What Employers and Clients Usually Prefer
In most practical situations, employers and clients care more about what you can show than what you can claim.
They want to see:
- Your portfolio
- Your previous work
- Your problem-solving approach
- Your communication ability
- Your consistency and professionalism
A strong portfolio or practical demonstration often speaks louder than multiple certificates. If you are a web developer, build websites. If you are a writer, write articles. If you are a designer, create real design samples. If you are learning SEO, optimize real pages and track growth.
Skill becomes believable when it is visible.

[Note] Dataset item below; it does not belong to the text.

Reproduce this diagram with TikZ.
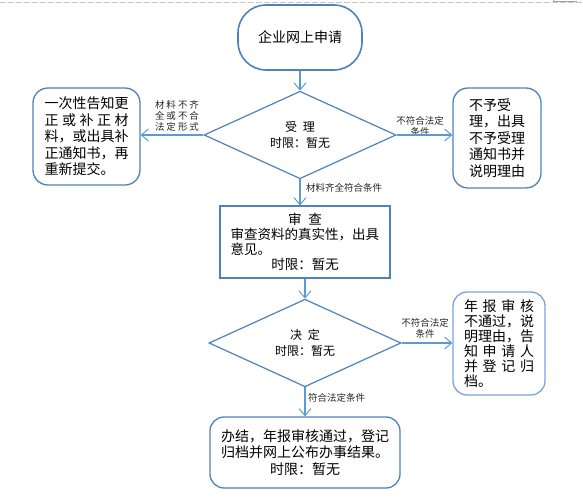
\documentclass[tikz,border=0pt]{standalone}
\usepackage{fontspec}
\setmainfont{Noto Sans CJK SC}
\usetikzlibrary{shapes.geometric,arrows.meta}
\definecolor{boxblue}{RGB}{79,129,189}
\definecolor{lightblue}{RGB}{120,165,220}
\definecolor{linkblue}{RGB}{91,155,213}
\definecolor{pagegray}{RGB}{200,200,200}
\tikzset{
  roundbox/.style={draw=boxblue, line width=1.3pt, fill=white, rounded corners=15pt, inner sep=0pt, align=left},
  plainbox/.style={draw=boxblue, line width=1.1pt, fill=white, inner sep=0pt},
  decide/.style={diamond, draw=boxblue, line width=1.2pt, fill=white, inner sep=0pt, align=center,
    font=\fontsize{12}{16.5}\selectfont},
  link/.style={draw=linkblue, line width=1.2pt, -{Straight Barb[length=7pt,width=12pt,line width=1pt]}},
  lbl/.style={inner sep=0pt, font=\fontsize{9.5}{11}\selectfont, text=black!85},
}
\begin{document}
\begin{tikzpicture}[x=1pt,y=-1pt]
\useasboundingbox (0,0) rectangle (583,502);
% page artefacts
\draw[pagegray, line width=1pt, dash pattern=on 6pt off 2pt] (0,2.5) -- (583,2.5);
\draw[pagegray!80!black, line width=1pt] (553,0) -- (553,2) -- (577,2);

% nodes
\node[roundbox, rounded corners=28pt, line width=1.6pt, minimum width=124pt, minimum height=65pt, align=center,
  font=\fontsize{14}{16.5}\selectfont] (start) at (300,37.5) {企业网上申请};

\node[decide, minimum width=192pt, minimum height=84pt] (d1) at (300,135) {受\hspace{0.5em}理\\时限：暂无};

\node[roundbox, minimum width=107pt, minimum height=97pt, font=\fontsize{14}{16.5}\selectfont] (lb) at (86.5,136.5)
  {一次性告知更\\\makebox[6em][s]{正\hfill 或\hfill 补\hfill 正\hfill 材}\\料，或出具补\\正通知书，再\\重新提交。};

\node[roundbox, minimum width=88pt, minimum height=100pt, font=\fontsize{14}{16.5}\selectfont] (rb1) at (497,138)
  {不予受\\理，出具\\不予受理\\通知书并\\说明理由};

\node[plainbox, minimum width=170pt, minimum height=72pt, font=\fontsize{13.5}{15}\selectfont] (review) at (305,242)
  {\parbox{149pt}{\centering 审\hspace{0.5em}查\\\makebox[149pt][l]{审查资料的真实性，出具}\\\makebox[149pt][l]{意见。}\\时限：暂无}};

\node[decide, minimum width=192pt, minimum height=84pt] (d2) at (305,343) {决\hspace{0.5em}定\\时限：暂无};

\node[roundbox, draw=lightblue, rounded corners=14pt, minimum width=92pt, minimum height=103pt, font=\fontsize{14}{15}\selectfont] (rb2) at (499,343.5)
  {\makebox[5em][s]{年\hfill 报\hfill 审\hfill 核}\\不通过，说\\明理由，告\\\makebox[5em][s]{知\hfill 申\hfill 请\hfill 人}\\\makebox[5em][s]{并\hfill 登\hfill 记\hfill 归}\\档。};

\node[roundbox, rounded corners=14pt, minimum width=190pt, minimum height=71pt, align=center, font=\fontsize{14}{16.5}\selectfont] (final) at (305,452.5)
  {办结，年报审核通过，登记\\归档并网上公布办事结果。\\时限：暂无};

% labels
\node[lbl, align=left] (l1) at (177,116)
  {\makebox[44pt][s]{材\hfill 料\hfill 不\hfill 齐}\\\makebox[44pt][s]{全\hfill 或\hfill 不\hfill 合}\\\makebox[44pt][s]{法\hfill 定\hfill 形\hfill 式}};
\node[lbl, align=center] (l2) at (420,126) {不符合法定\\条件};
\node[lbl, anchor=west] (l3) at (306,188) {材料齐全符合条件};
\node[lbl, align=center] (l4) at (425,328) {不符合法定\\条件};
\node[lbl, anchor=west] (l5) at (308,398) {符合法定条件};

% connectors
\draw[link] (start.south) -- (d1.north);
\draw[link] (d1.west) -- (d1.west -| lb.east);
\draw[link] (d1.east) -- (d1.east -| rb1.west);
\draw[link] (d1.south) -- (d1.south |- review.north);
\draw[link] (review.south) -- (d2.north);
\draw[link] (d2.east) -- (d2.east -| rb2.west);
\draw[link] (d2.south) -- (final.north);
\end{tikzpicture}
\end{document}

The Best Approach: Combine Both
This is not a battle where one must completely replace the other. The smartest approach is to use certificate courses as a learning tool and then convert that knowledge into real skill through practice.
Here is the ideal path:
- Take a course to learn the basics
- Practice daily
- Build projects
- Work on real problems
- Keep improving through feedback
In this way, the certificate becomes a starting point, not the final goal.

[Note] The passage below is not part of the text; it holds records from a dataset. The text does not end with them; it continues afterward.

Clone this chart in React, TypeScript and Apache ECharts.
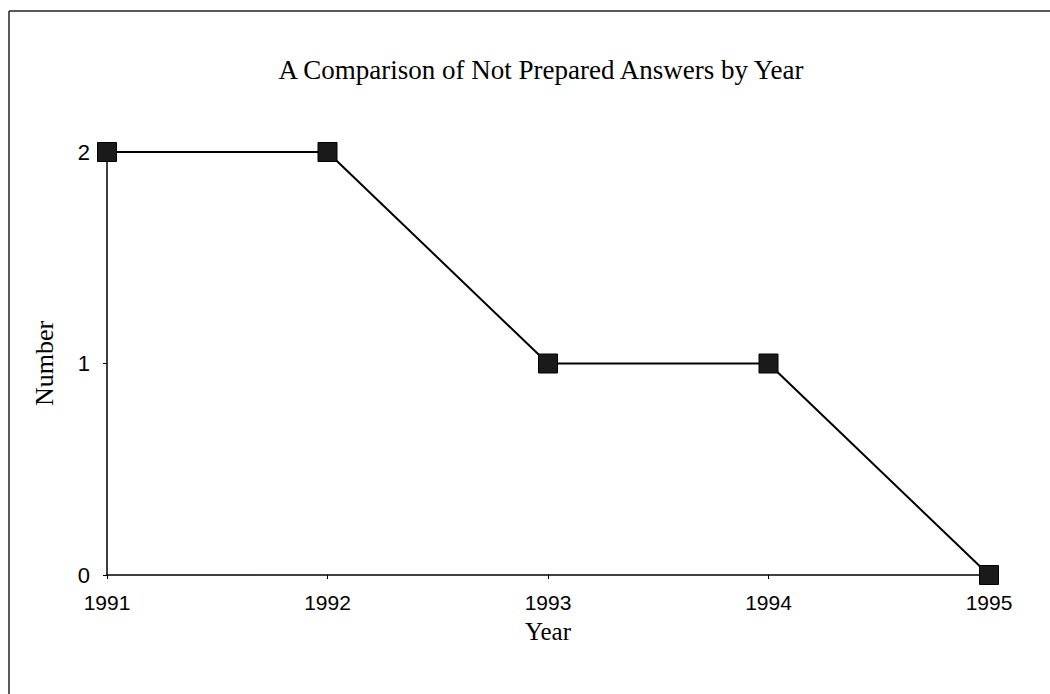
import React, { useEffect, useRef } from "react";
import * as echarts from "echarts";

const years = ["1991", "1992", "1993", "1994", "1995"];
const counts = [2, 2, 1, 1, 0];
const yTicks = [0, 1, 2];

export default function App() {
  const ref = useRef<HTMLDivElement>(null);
  useEffect(() => {
    if (!ref.current) return;
    const chart = echarts.init(ref.current, null, { renderer: "svg" });
    chart.setOption({
      animation: false,
      backgroundColor: "#ffffff",
      title: {
        text: "A Comparison of Not Prepared Answers by Year",
        left: 536,
        textAlign: "center",
        top: 51,
        textStyle: {
          fontFamily: "Liberation Serif",
          fontWeight: "normal",
          fontSize: 27,
          color: "#000",
        },
      },
      graphic: [
        { type: "line", shape: { x1: 9, y1: 11, x2: 1050, y2: 11 }, style: { stroke: "#222", lineWidth: 1.5 } },
        { type: "line", shape: { x1: 9, y1: 11, x2: 9, y2: 694 }, style: { stroke: "#222", lineWidth: 1.5 } },
      ],
      grid: { left: 107, right: 61, top: 152, bottom: 119 },
      xAxis: {
        type: "category",
        data: years,
        boundaryGap: false,
        name: "Year",
        nameLocation: "middle",
        nameGap: 44,
        nameTextStyle: { fontFamily: "Liberation Serif", fontSize: 25, color: "#000", verticalAlign: "top" },
        axisLine: { lineStyle: { color: "#000", width: 1.5 } },
        axisTick: { show: true, length: 4, lineStyle: { color: "#000" } },
        axisLabel: { fontFamily: "Liberation Sans", fontSize: 21, color: "#000", margin: 17 },
        splitLine: { show: false },
      },
      yAxis: {
        type: "value",
        min: yTicks[0],
        max: yTicks[yTicks.length - 1],
        interval: 1,
        name: "Number",
        nameLocation: "middle",
        nameGap: 50,
        nameTextStyle: { fontFamily: "Liberation Serif", fontSize: 26, color: "#000" },
        axisLine: { show: true, lineStyle: { color: "#000", width: 1.5 } },
        axisTick: { show: true, length: 4, lineStyle: { color: "#000" } },
        axisLabel: { fontFamily: "Liberation Sans", fontSize: 22, color: "#000", margin: 17 },
        splitLine: { show: false },
      },
      series: [
        {
          type: "line",
          data: counts,
          symbol: "rect",
          symbolSize: 19,
          itemStyle: { color: "#1a1a1a", borderColor: "#000", borderWidth: 1 },
          lineStyle: { color: "#000", width: 2 },
          z: 5,
        },
      ],
    });
    return () => chart.dispose();
  }, []);
  return (
    <div
      ref={ref}
      style={{ position: "fixed", left: 0, top: 0, width: 1050, height: 694 }}
    />
  );
}
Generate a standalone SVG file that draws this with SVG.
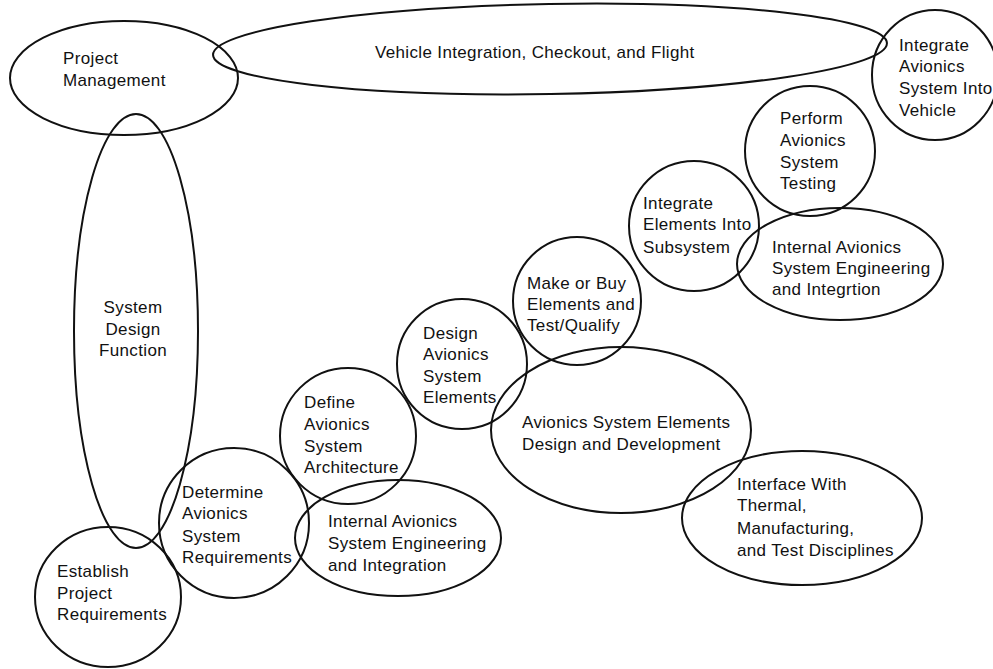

How to Build Real Skill Faster
If you want to focus more on real skill, here are a few practical steps:
- Choose one area and go deep instead of learning too many things at once
- Build real projects instead of only watching lessons
- Practice consistently, even if progress feels slow
- Learn by solving actual problems
- Ask for feedback and improve your work
- Create a portfolio that proves your ability
The more you practice, the more valuable you become. Skill grows through action, not passive consumption.
Conclusion
Certificate courses can help you begin, but real skill is what creates long-term success. A certificate may help you enter the room, but skill is what helps you stay, grow, and stand out. In the real world, performance matters more than proof of attendance.
So if you are learning something new, do not stop after earning a certificate. Use it as a foundation, then put your knowledge into action. Build, practice, fail, improve, and repeat. Because at the end of the day, the world rewards people who can deliver real results.